Command | Target | Value |
---|---|---|
click | link=glob:Film*Television Department | |
verifyTitle | glob:*Film*Television* |
The actual title of the page reached by clicking on the link was “De Anza Film And Television Department – Menu”. By using a pattern rather than the exact text, the verifyTitle
will pass as long as the two words “Film” and “Television” appear (in that order) anywhere in the page’s title. For example, if the page’s owner should shorten the title to just “Film & Television Department,” the test would still pass. Using a pattern for both a link and a simple test that the link worked (such as the verifyTitle
above does) can greatly reduce the maintenance for such test cases.
Regular Expression Patterns
Regular expression patterns are the most powerful of the three types of patterns that Selenese supports. Regular expressions are also supported by most high-level programming languages, many text editors, and a host of tools, including the Linux/Unix command-line utilities grep, sed, and awk. In Selenese, regular expression patterns allow a user to perform many tasks that would be very difficult otherwise. For example, suppose your test needed to ensure that a particular table cell contained nothing but a number. regexp: [0-9]+
is a simple pattern that will match a decimal number of any length.

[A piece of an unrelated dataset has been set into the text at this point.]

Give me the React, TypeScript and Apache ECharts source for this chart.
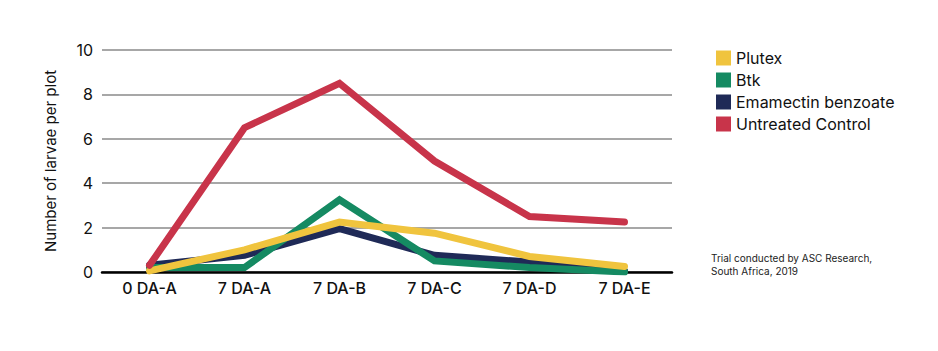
import React, { useEffect, useRef } from "react";
import * as echarts from "echarts";

const categories = ["0 DA-A", "7 DA-A", "7 DA-B", "7 DA-C", "7 DA-D", "7 DA-E"];
const plutex = [0.05, 1.0, 2.25, 1.75, 0.7, 0.25];
const btk = [0.2, 0.2, 3.25, 0.5, 0.2, 0.0];
const emamectin = [0.3, 0.75, 1.95, 0.75, 0.45, 0.05];
const untreated = [0.3, 6.5, 8.5, 5.0, 2.5, 2.25];
const legendNames = ["Plutex", "Btk", "Emamectin benzoate", "Untreated Control"];
const footnote = ["Trial conducted by ASC Research,", "South Africa, 2019"];

const FONT = "Inter, 'Liberation Sans', Arial, sans-serif";

export default function App() {
  const ref = useRef<HTMLDivElement>(null);
  useEffect(() => {
    if (!ref.current) return;
    const chart = echarts.init(ref.current, undefined, { renderer: "svg" });
    const line = (name: string, data: number[], color: string) => ({
      name,
      type: "line",
      data,
      symbol: "none",
      lineStyle: { color, width: 7, cap: "round", join: "miter" },
      itemStyle: { color },
    });
    chart.setOption({
      animation: false,
      textStyle: { fontFamily: FONT },
      grid: { left: 102, right: 266, top: 50, bottom: 79 },
      legend: {
        data: legendNames,
        orient: "vertical",
        left: 711,
        top: 45,
        icon: "rect",
        itemWidth: 15,
        itemHeight: 15,
        itemGap: 6,
        textStyle: { fontSize: 16, color: "#111", fontFamily: FONT },
      },
      xAxis: {
        type: "category",
        data: categories,
        boundaryGap: true,
        axisLine: { lineStyle: { color: "#000", width: 2.5 } },
        axisTick: { show: false },
        axisLabel: { fontSize: 16, fontWeight: 500, color: "#111", margin: 8, fontFamily: FONT },
      },
      yAxis: {
        type: "value",
        min: 0,
        max: 10,
        interval: 2,
        name: "Number of larvae per plot",
        nameLocation: "middle",
        nameGap: 44,
        nameTextStyle: { fontSize: 15, color: "#111", fontFamily: FONT },
        axisLine: { show: false },
        axisTick: { show: false },
        axisLabel: { fontSize: 16, color: "#111", margin: 9, fontFamily: FONT },
        splitLine: { lineStyle: { color: "#8a8a8a", width: 1.5 } },
      },
      graphic: [
        {
          type: "text",
          left: 711,
          top: 252,
          style: {
            text: footnote.join("\n"),
            fontSize: 10,
            lineHeight: 12.5,
            fill: "#222",
            fontFamily: FONT,
          },
        },
      ],
      series: [
        line("Emamectin benzoate", emamectin, "#1f2a57"),
        line("Btk", btk, "#158a62"),
        line("Plutex", plutex, "#f0c43e"),
        line("Untreated Control", untreated, "#c8344a"),
      ],
    });
    return () => chart.dispose();
  }, []);
  return (
    <div
      ref={ref}
      style={{ position: "fixed", left: 0, top: 0, width: 938, height: 351, background: "#fff" }}
    />
  );
}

Whereas Selenese globbing patterns support only the * and [ ] (character class) features, Selenese regular expression patterns offer the same wide array of special characters that exist in JavaScript. Below are a subset of those special characters:
PATTERN | MATCH |
---|---|
. | any single character |
[ ] | character class: any single character that appears inside the brackets |
* | quantifier: 0 or more of the preceding character (or group) |
+ | quantifier: 1 or more of the preceding character (or group) |
? | quantifier: 0 or 1 of the preceding character (or group) |
{1,5} | quantifier: 1 through 5 of the preceding character (or group) |
| | alternation: the character/group on the left or the character/group on the right |
( ) | grouping: often used with alternation and/or quantifier |
Regular expression patterns in Selenese need to be prefixed with either regexp:
or regexpi:
. The former is case-sensitive; the latter is case-insensitive.

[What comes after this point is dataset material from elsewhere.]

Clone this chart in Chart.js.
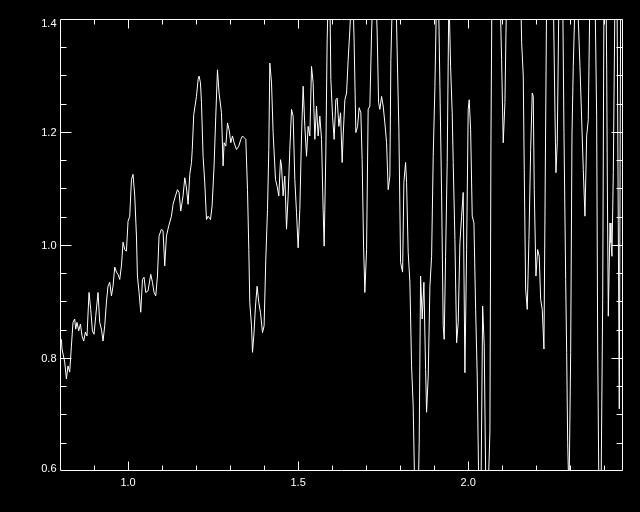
<!DOCTYPE html>
<html><head><meta charset="utf-8">
<script src="https://cdn.jsdelivr.net/npm/chart.js@4"></script>
<style>html,body{margin:0;padding:0;background:#000;}canvas{display:block;}</style>
</head><body>
<canvas id="c" width="640" height="512"></canvas>
<script>
const wavelength = [
0.8041,0.8059,0.8138,0.8188,0.8235,0.8285,0.8335,0.8382,0.8432,0.8462,0.8500,0.8550,0.8600,0.8647,0.8697,0.8747,0.8794,0.8853,0.8903,0.8953,
0.9000,0.9050,0.9118,0.9168,0.9218,0.9265,0.9315,0.9365,0.9412,0.9462,0.9512,0.9559,0.9609,0.9659,0.9706,0.9756,0.9806,0.9853,0.9903,0.9953,
1.0000,1.0050,1.0100,1.0147,1.0197,1.0247,1.0276,1.0324,1.0374,1.0424,1.0471,1.0521,1.0588,1.0668,1.0718,1.0765,1.0815,1.0865,1.0912,1.0982,
1.1029,1.1079,1.1129,1.1197,1.1276,1.1324,1.1394,1.1453,1.1500,1.1550,1.1618,1.1668,1.1718,1.1765,1.1815,1.1865,1.1888,1.1932,1.2012,1.2059,
1.2088,1.2129,1.2159,1.2206,1.2256,1.2306,1.2353,1.2424,1.2471,1.2529,1.2579,1.2629,1.2676,1.2747,1.2794,1.2824,1.2874,1.2924,1.2971,1.3021,
1.3071,1.3118,1.3188,1.3256,1.3315,1.3365,1.3412,1.3462,1.3512,1.3550,1.3579,1.3629,1.3659,1.3697,1.3747,1.3794,1.3844,1.3894,1.3953,1.4000,
1.4050,1.4100,1.4138,1.4168,1.4218,1.4265,1.4335,1.4382,1.4432,1.4482,1.4512,1.4559,1.4609,1.4659,1.4706,1.4756,1.4806,1.4853,1.4903,1.4953,
1.5000,1.5050,1.5100,1.5147,1.5197,1.5247,1.5294,1.5344,1.5394,1.5441,1.5491,1.5541,1.5588,1.5638,1.5688,1.5735,1.5765,1.5815,1.5853,1.5888,
1.5932,1.5962,1.6012,1.6059,1.6109,1.6147,1.6197,1.6247,1.6294,1.6324,1.6374,1.6424,1.6471,1.6521,1.6571,1.6609,1.6647,1.6697,1.6747,1.6794,
1.6844,1.6882,1.6924,1.6962,1.7012,1.7059,1.7109,1.7159,1.7197,1.7285,1.7324,1.7365,1.7403,1.7453,1.7500,1.7550,1.7600,1.7647,1.7697,1.7726,
1.7776,1.7874,1.7912,1.7962,1.8012,1.8071,1.8109,1.8159,1.8188,1.8235,1.8285,1.8335,1.8382,1.8432,1.8529,1.8559,1.8600,1.8647,1.8697,1.8747,
1.8776,1.8824,1.8874,1.8924,1.8971,1.9021,1.9071,1.9124,1.9168,1.9218,1.9265,1.9294,1.9335,1.9382,1.9432,1.9482,1.9529,1.9559,1.9609,1.9659,
1.9706,1.9756,1.9806,1.9853,1.9903,1.9953,2.0000,2.0029,2.0071,2.0118,2.0168,2.0218,2.0265,2.0315,2.0374,2.0424,2.0471,2.0521,2.0579,2.0638,
2.0668,2.0697,2.0932,2.0982,2.1029,2.1079,2.1129,2.1541,2.1571,2.1618,2.1647,2.1688,2.1735,2.1785,2.1835,2.1882,2.1912,2.1941,2.1991,2.2041,
2.2088,2.2129,2.2176,2.2226,2.2306,2.2500,2.2550,2.2579,2.2618,2.2668,2.2776,2.2815,2.2865,2.2894,2.2924,2.2962,2.3012,2.3050,2.3088,2.3147,
2.3206,2.3285,2.3382,2.3432,2.3482,2.3529,2.3579,2.3726,2.3776,2.3806,2.3844,2.3903,2.3953,2.3991,2.4050,2.4071,2.4088,2.4118,2.4168,2.4197,
2.4226,2.4265,2.4315,2.4374,2.4441,2.4482,2.4541
];
const flux = [
0.833,0.816,0.793,0.763,0.786,0.775,0.821,0.863,0.869,0.851,0.863,0.848,0.860,0.839,0.830,0.846,0.839,0.916,0.886,0.848,
0.842,0.874,0.916,0.863,0.851,0.830,0.857,0.899,0.927,0.934,0.910,0.927,0.961,0.952,0.948,0.939,0.963,1.005,0.992,0.989,
1.042,1.051,1.116,1.125,1.087,1.016,0.945,0.916,0.881,0.939,0.943,0.916,0.919,0.948,0.934,0.916,0.910,0.945,1.016,1.028,
1.025,0.963,1.016,1.034,1.051,1.072,1.087,1.098,1.093,1.060,1.087,1.119,1.101,1.072,1.125,1.146,1.169,1.231,1.263,1.293,
1.299,1.287,1.252,1.157,1.110,1.045,1.051,1.045,1.069,1.140,1.228,1.310,1.269,1.234,1.140,1.181,1.175,1.216,1.204,1.181,
1.193,1.181,1.169,1.175,1.187,1.193,1.190,1.187,1.098,0.992,0.898,0.857,0.810,0.839,0.892,0.927,0.898,0.880,0.845,0.857,
0.975,1.063,1.169,1.322,1.287,1.199,1.116,1.104,1.087,1.151,1.140,1.087,1.122,1.028,1.087,1.169,1.240,1.228,1.116,1.057,
0.995,1.063,1.193,1.281,1.210,1.157,1.210,1.193,1.316,1.287,1.187,1.246,1.193,1.228,1.187,1.063,0.998,1.163,1.363,1.450,
1.450,1.293,1.228,1.187,1.257,1.260,1.210,1.234,1.146,1.193,1.257,1.269,1.328,1.381,1.450,1.450,1.358,1.199,1.210,1.243,
1.234,1.151,0.998,0.916,0.992,1.240,1.246,1.375,1.450,1.450,1.375,1.252,1.240,1.263,1.246,1.216,1.181,1.098,1.122,1.328,
1.450,1.450,1.340,1.204,0.969,0.952,1.111,1.146,1.111,0.987,0.934,0.786,0.715,0.550,0.550,0.651,0.945,0.869,0.934,0.780,
0.704,0.768,0.927,0.980,1.157,1.281,1.450,1.450,1.281,1.087,0.857,0.833,0.980,1.146,1.450,1.316,1.234,1.146,1.010,0.827,
0.863,1.004,1.051,1.093,0.774,0.992,1.240,1.257,1.204,1.051,1.039,0.886,0.768,0.550,0.550,0.892,0.821,0.550,0.550,0.669,
1.181,1.450,1.450,1.328,1.181,1.252,1.450,1.450,1.358,1.299,1.134,0.922,0.886,1.010,1.169,1.269,1.263,1.098,0.945,0.992,
0.980,0.904,0.886,0.816,1.450,1.450,1.234,1.128,1.181,1.450,1.450,1.199,0.939,0.810,0.651,0.550,0.810,1.193,1.316,1.450,
1.450,1.316,1.134,1.051,1.193,1.222,1.450,1.450,1.228,0.816,0.550,0.550,0.904,1.450,1.450,1.310,1.122,0.874,1.039,1.004,
0.980,1.128,1.450,1.450,0.710,1.450,1.450
];
const xRange = [0.8, 2.455];
const yRange = [0.6, 1.4];
const xTickValues = [1.0, 1.5, 2.0];
const xTickLabels = ['1.0', '1.5', '2.0'];
const yTickValues = [0.6, 0.8, 1.0, 1.2, 1.4];
const yTickLabels = ['0.6', '0.8', '1.0', '1.2', '1.4'];
const xMinorStep = 0.1;
const yMinorStep = 0.05;

const points = wavelength.map((w, i) => ({ x: w, y: flux[i] }));

const idlAxes = {
  id: 'idlAxes',
  beforeDraw(chart) {
    const ctx = chart.ctx;
    ctx.save();
    ctx.fillStyle = '#000';
    ctx.fillRect(0, 0, chart.width, chart.height);
    ctx.restore();
  },
  afterDraw(chart) {
    const { ctx, chartArea: a, scales: { x, y } } = chart;
    ctx.save();
    ctx.strokeStyle = '#fff';
    ctx.fillStyle = '#fff';
    ctx.lineWidth = 1;
    const L = Math.round(a.left) + 0.5, R = Math.round(a.right) - 0.5;
    const T = Math.round(a.top) + 0.5, B = Math.round(a.bottom) - 0.5;
    ctx.beginPath();
    ctx.rect(L, T, R - L, B - T);
    const nx0 = Math.ceil(xRange[0] / xMinorStep - 1e-6), nx1 = Math.floor(xRange[1] / xMinorStep + 1e-6);
    for (let i = nx0; i <= nx1; i++) {
      const v = i * xMinorStep;
      const major = xTickValues.some(t => Math.abs(t - v) < 1e-6);
      const len = major ? 9 : 5;
      const px = Math.round(x.getPixelForValue(v)) + 0.5;
      if (px <= L + 1 || px >= R - 1) continue;
      ctx.moveTo(px, B); ctx.lineTo(px, B - len);
      ctx.moveTo(px, T); ctx.lineTo(px, T + len);
    }
    const ny0 = Math.ceil(yRange[0] / yMinorStep - 1e-6), ny1 = Math.floor(yRange[1] / yMinorStep + 1e-6);
    for (let i = ny0; i <= ny1; i++) {
      const v = i * yMinorStep;
      const major = yTickValues.some(t => Math.abs(t - v) < 1e-6);
      const len = major ? 11 : 6;
      const py = Math.round(y.getPixelForValue(v)) + 0.5;
      if (py <= T + 1 || py >= B - 1) continue;
      ctx.moveTo(L, py); ctx.lineTo(L + len, py);
      ctx.moveTo(R, py); ctx.lineTo(R - len, py);
    }
    ctx.stroke();
    ctx.font = '11px "Liberation Sans", Arial, sans-serif';
    ctx.textAlign = 'right';
    ctx.textBaseline = 'middle';
    yTickValues.forEach((v, i) => {
      const py = Math.min(Math.max(y.getPixelForValue(v) + 1, T + 4), B - 2);
      ctx.fillText(yTickLabels[i], L - 4, py);
    });
    ctx.textAlign = 'center';
    ctx.textBaseline = 'top';
    xTickValues.forEach((v, i) => {
      ctx.fillText(xTickLabels[i], x.getPixelForValue(v), B + 7);
    });
    ctx.restore();
  }
};

new Chart(document.getElementById('c'), {
  type: 'line',
  data: {
    datasets: [{
      data: points,
      borderColor: '#fff',
      borderWidth: 1,
      pointRadius: 0,
      tension: 0,
      fill: false,
      clip: 0
    }]
  },
  options: {
    responsive: false,
    animation: false,
    parsing: true,
    layout: { padding: { left: 60, right: 17, top: 19, bottom: 41 } },
    scales: {
      x: { type: 'linear', min: xRange[0], max: xRange[1], display: false },
      y: { type: 'linear', min: yRange[0], max: yRange[1], display: false }
    },
    plugins: { legend: { display: false }, tooltip: { enabled: false } },
    events: []
  },
  plugins: [idlAxes]
});
</script>
</body></html>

A few examples will help clarify how regular expression patterns can be used with Selenese commands. The first one uses what is probably the most commonly used regular expression pattern–.* (“dot star”). This two-character sequence can be translated as “0 or more occurrences of any character” or more simply, “anything or nothing.” It is the equivalent of the one-character globbing pattern * (a single asterisk).
Command | Target | Value |
---|---|---|
click | link=regexp:Film.*Television Department | |
verifyTitle | regexp:.*Film.*Television.* |
The example above is functionally equivalent to the earlier example that used globbing patterns for this same test. The only differences are the prefix (regexp: instead of glob:) and the “anything or nothing” pattern (.* instead of just *).
The more complex example below tests that the Yahoo! Weather page for Anchorage, Alaska contains info on the sunrise time:
Command | Target | Value |
---|---|---|
open | http://weather.yahoo.com/forecast/USAK0012.html | |
verifyTextPresent | regexp:Sunrise: *[0-9]{1,2}:[0-9]{2} [ap]m |
Let’s examine the regular expression above one part at a time:
Sunrise: * |
The string Sunrise: followed by 0 or more spaces |
[0-9]{1,2} |
1 or 2 digits (for the hour of the day) |
: |
The character : (no special characters involved) |
[0-9]{2} |
2 digits (for the minutes) followed by a space |
[ap]m |
“a” or “p” followed by “m” (am or pm) |
It’s rather unlikely that most testers will ever need to look for an asterisk or a set of square brackets with characters inside them (the character class for globbing patterns). Thus, globbing patterns and regular expression patterns are sufficient for the vast majority of us.